• _Task instructions_: Which lines contain the word "this"? Return each of them as written.

• _Stored data_:
·····
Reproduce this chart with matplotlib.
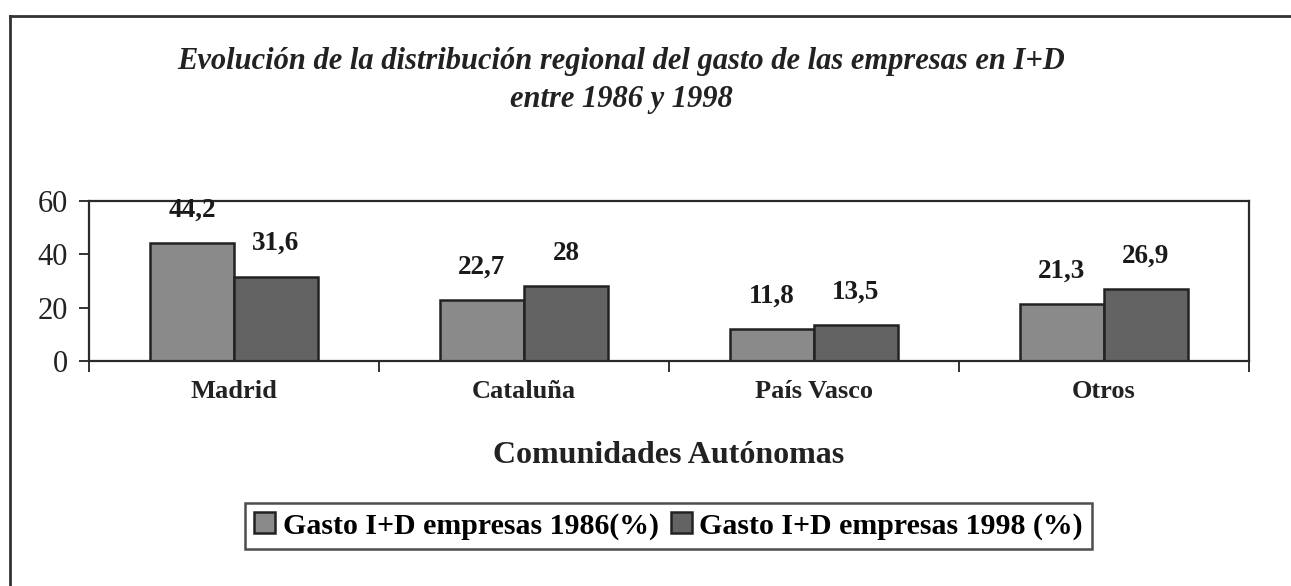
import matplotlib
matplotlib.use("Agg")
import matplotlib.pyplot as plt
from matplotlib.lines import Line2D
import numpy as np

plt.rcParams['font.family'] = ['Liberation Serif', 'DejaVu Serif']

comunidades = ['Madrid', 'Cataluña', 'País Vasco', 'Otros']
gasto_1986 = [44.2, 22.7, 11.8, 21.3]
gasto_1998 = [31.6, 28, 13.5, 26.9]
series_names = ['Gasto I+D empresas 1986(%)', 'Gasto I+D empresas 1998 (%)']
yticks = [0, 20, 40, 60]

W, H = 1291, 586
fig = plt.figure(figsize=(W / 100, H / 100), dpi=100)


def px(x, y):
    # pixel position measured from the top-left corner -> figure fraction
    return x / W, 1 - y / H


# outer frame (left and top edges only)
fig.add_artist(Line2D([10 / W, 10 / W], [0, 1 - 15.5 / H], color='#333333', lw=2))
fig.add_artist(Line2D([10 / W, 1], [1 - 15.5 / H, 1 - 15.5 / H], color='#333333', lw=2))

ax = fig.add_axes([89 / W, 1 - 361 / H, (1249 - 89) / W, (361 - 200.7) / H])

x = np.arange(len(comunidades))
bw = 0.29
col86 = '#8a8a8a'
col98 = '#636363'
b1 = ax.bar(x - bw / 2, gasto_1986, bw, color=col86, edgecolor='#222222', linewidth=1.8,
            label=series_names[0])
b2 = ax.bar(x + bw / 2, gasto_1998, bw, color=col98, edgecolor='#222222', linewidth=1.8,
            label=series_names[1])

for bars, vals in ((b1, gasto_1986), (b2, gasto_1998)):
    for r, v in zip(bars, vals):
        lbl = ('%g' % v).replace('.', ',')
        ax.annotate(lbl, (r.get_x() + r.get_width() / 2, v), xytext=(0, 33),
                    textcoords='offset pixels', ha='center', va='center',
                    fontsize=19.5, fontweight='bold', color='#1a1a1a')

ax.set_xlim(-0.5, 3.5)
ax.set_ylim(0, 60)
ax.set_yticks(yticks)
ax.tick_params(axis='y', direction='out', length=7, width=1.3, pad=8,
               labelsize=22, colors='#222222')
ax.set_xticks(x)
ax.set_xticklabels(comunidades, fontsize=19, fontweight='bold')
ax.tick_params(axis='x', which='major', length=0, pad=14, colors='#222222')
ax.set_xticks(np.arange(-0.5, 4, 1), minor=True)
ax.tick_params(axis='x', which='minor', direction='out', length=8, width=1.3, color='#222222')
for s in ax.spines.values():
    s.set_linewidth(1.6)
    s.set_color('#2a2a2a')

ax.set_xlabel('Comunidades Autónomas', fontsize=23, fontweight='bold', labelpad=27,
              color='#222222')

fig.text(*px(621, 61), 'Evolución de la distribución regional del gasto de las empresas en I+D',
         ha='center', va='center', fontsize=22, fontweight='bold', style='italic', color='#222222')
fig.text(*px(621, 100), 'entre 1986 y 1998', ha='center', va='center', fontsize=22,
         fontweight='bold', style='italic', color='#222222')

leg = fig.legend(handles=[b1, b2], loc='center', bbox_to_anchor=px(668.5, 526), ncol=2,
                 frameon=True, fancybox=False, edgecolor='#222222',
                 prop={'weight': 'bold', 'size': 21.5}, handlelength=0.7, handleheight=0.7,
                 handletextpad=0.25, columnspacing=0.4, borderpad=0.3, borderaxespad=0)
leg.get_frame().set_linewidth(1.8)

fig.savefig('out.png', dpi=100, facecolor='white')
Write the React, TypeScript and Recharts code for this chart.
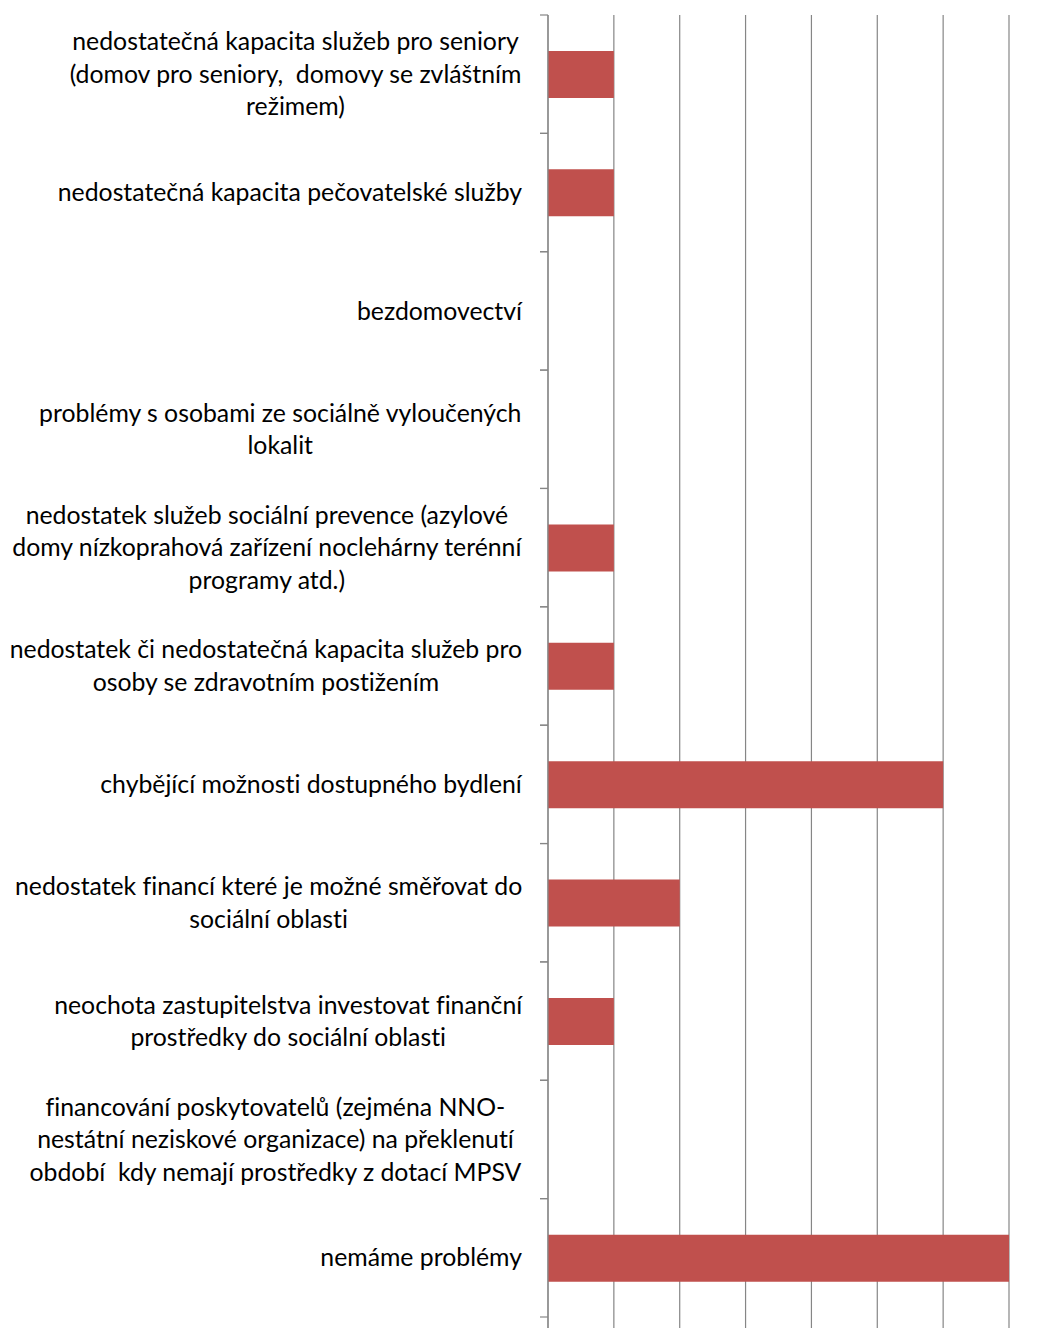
·····
• _Finished answer_:
Reproduce this chart with matplotlib.
Write the React, TypeScript and Recharts code for this chart.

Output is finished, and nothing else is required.